● Plotting code records

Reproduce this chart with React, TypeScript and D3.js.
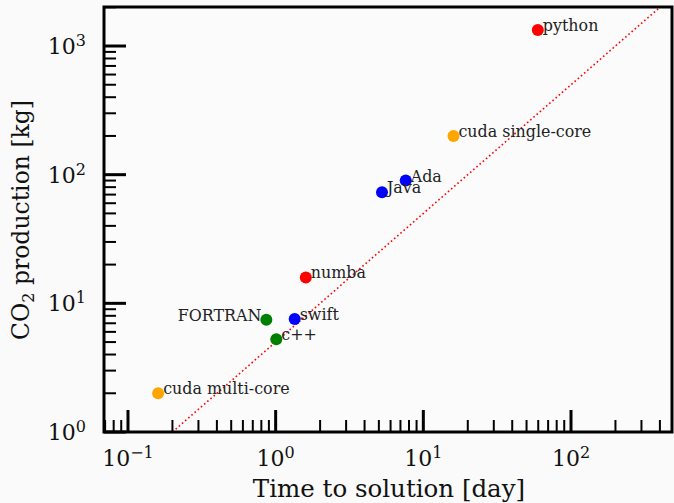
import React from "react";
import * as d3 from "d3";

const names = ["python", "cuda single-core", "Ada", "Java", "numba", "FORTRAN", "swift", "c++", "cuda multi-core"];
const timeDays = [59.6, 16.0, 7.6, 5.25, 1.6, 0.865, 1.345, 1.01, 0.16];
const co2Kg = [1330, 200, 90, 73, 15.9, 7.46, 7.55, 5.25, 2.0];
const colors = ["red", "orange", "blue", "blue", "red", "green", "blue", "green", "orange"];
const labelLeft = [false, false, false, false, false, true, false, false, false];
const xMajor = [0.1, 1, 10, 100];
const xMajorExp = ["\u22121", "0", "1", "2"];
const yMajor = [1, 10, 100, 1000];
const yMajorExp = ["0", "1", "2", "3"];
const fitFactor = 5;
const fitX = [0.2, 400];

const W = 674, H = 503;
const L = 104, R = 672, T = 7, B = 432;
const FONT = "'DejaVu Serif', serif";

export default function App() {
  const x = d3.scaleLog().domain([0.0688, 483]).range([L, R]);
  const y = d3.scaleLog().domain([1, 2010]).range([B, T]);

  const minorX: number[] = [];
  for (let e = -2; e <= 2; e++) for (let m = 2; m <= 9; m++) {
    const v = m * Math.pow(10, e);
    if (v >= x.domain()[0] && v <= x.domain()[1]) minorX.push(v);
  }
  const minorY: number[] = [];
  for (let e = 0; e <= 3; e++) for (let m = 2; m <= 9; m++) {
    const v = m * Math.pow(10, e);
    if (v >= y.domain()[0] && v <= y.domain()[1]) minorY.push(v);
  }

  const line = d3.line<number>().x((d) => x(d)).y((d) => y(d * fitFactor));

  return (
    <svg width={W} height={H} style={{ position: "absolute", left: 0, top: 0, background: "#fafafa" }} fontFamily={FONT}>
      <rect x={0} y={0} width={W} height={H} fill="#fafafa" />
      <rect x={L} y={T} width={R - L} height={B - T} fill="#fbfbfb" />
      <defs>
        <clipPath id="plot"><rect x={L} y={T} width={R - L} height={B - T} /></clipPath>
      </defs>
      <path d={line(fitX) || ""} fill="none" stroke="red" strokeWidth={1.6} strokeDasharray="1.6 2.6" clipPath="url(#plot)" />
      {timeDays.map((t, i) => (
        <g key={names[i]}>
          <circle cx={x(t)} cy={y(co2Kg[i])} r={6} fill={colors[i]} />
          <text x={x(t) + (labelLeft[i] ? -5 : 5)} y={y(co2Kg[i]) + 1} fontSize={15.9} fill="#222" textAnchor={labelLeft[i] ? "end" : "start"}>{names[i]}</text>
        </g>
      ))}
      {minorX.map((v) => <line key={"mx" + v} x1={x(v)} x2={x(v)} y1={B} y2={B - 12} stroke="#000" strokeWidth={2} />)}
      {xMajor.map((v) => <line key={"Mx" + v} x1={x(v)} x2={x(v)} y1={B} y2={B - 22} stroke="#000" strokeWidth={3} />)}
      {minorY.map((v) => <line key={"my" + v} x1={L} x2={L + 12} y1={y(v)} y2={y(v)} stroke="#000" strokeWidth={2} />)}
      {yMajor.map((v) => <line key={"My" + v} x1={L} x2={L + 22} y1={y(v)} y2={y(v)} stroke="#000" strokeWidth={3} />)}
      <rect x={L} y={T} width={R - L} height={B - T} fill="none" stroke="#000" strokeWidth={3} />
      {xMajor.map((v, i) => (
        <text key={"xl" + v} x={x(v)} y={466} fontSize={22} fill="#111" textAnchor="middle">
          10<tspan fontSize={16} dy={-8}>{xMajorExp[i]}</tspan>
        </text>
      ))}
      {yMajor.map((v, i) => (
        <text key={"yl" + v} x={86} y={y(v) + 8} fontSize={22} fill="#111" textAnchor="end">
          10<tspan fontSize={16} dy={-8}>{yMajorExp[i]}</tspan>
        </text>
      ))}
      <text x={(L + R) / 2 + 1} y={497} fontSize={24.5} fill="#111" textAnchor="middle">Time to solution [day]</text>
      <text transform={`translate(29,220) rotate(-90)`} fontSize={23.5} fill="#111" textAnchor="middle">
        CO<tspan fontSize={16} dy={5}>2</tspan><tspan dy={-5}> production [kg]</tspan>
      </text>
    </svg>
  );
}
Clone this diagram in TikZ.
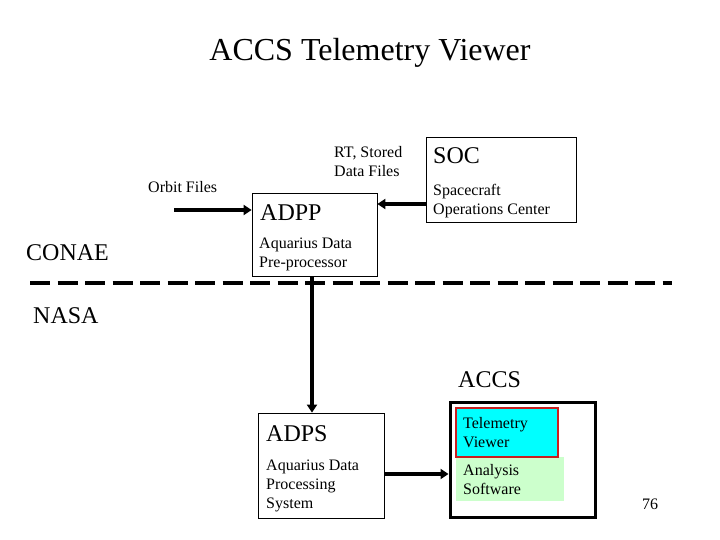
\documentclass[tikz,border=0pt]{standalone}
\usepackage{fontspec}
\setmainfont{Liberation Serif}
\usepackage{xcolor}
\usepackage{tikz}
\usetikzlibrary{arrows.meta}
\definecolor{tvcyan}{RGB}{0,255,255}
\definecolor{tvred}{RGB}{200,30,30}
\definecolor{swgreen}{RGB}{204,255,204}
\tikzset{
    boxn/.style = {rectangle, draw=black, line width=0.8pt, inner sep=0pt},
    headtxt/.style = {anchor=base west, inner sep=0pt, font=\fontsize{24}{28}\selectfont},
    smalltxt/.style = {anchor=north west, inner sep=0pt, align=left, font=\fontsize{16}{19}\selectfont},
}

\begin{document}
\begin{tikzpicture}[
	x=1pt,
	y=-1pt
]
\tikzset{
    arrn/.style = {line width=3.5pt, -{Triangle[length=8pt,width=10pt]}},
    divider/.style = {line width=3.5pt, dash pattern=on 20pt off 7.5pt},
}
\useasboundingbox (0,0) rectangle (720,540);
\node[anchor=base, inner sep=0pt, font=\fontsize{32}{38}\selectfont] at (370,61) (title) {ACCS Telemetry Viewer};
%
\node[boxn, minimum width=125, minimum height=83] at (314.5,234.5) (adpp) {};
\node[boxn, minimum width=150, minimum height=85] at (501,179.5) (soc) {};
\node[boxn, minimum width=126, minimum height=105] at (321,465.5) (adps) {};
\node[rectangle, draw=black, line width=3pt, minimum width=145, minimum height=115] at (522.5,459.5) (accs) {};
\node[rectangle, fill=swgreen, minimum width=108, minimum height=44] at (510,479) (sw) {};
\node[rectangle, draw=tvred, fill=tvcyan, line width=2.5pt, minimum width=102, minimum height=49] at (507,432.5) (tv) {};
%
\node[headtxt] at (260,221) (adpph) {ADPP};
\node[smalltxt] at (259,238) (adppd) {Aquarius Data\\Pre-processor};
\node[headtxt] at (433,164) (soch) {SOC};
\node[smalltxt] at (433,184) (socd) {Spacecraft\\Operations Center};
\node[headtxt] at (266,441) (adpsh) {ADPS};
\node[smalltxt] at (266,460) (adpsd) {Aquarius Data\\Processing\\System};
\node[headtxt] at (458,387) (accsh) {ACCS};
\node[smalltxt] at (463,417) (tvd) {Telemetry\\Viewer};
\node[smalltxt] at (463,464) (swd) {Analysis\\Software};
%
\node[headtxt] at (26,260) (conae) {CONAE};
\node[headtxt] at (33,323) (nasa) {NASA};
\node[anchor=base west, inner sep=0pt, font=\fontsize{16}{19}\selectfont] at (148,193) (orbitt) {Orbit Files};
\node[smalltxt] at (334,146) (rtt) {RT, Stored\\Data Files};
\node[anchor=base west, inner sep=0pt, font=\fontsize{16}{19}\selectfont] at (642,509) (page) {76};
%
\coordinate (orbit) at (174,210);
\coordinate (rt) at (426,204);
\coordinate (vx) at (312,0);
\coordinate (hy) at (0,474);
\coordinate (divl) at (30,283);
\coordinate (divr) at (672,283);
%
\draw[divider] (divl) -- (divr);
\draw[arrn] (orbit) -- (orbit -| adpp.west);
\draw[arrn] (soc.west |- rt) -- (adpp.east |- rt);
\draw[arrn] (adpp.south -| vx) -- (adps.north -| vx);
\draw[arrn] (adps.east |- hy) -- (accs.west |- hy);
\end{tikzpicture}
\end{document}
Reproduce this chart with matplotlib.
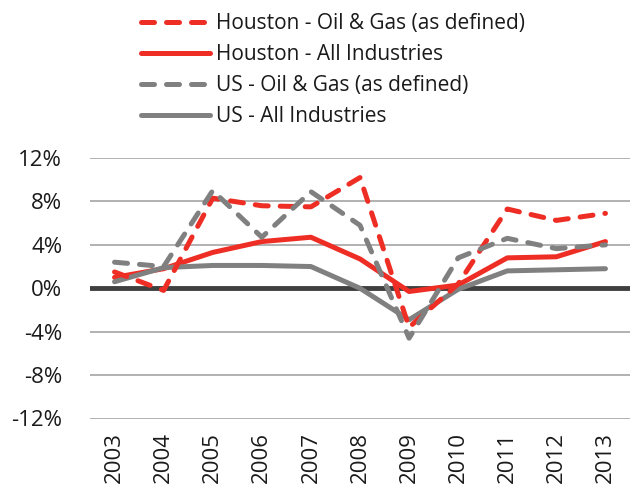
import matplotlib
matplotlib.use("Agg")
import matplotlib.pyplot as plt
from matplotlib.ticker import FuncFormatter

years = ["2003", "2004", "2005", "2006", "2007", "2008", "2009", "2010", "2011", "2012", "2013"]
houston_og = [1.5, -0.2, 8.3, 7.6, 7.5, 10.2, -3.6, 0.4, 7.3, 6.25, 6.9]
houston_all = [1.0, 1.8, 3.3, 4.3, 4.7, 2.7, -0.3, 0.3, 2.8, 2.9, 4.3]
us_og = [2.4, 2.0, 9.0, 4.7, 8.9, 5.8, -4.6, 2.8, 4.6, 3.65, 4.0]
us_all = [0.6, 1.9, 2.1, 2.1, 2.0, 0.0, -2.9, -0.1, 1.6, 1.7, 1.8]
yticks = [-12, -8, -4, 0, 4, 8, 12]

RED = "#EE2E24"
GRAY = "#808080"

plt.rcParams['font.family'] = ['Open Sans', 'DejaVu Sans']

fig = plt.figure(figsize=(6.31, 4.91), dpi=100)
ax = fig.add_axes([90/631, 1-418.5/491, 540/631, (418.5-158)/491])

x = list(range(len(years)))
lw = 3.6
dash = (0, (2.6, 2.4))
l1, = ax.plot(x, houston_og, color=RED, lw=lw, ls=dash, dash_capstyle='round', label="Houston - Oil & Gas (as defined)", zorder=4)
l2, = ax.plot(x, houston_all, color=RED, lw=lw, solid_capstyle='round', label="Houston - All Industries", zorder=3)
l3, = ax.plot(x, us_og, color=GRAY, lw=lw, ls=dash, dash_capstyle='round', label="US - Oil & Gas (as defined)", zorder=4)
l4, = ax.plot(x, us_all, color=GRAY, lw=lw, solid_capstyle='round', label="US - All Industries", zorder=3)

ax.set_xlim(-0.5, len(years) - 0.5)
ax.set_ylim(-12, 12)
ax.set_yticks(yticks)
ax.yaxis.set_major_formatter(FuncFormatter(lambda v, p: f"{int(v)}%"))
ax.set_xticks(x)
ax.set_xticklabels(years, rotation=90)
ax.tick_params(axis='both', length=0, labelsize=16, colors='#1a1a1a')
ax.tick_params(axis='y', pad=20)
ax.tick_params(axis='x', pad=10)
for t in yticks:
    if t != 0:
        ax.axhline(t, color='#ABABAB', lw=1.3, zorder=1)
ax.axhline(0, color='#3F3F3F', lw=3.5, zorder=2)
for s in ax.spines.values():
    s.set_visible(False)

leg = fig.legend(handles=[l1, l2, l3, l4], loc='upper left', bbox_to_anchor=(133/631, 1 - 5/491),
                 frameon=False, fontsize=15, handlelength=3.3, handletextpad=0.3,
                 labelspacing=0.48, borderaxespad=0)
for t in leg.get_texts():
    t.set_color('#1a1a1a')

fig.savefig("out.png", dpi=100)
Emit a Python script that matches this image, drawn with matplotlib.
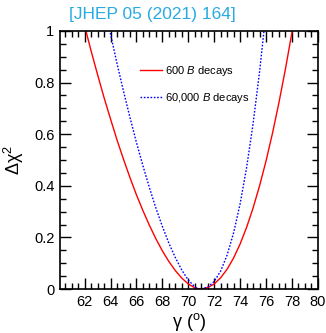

● Exercise description
Which lines hold the word "matplotlib"? Copy every one of them.

● Solution below
Reproduce this chart with matplotlib.
import matplotlib
matplotlib.use("Agg")
import matplotlib.pyplot as plt
from matplotlib.ticker import FuncFormatter
Emit a Python script that matches this image, drawn with matplotlib.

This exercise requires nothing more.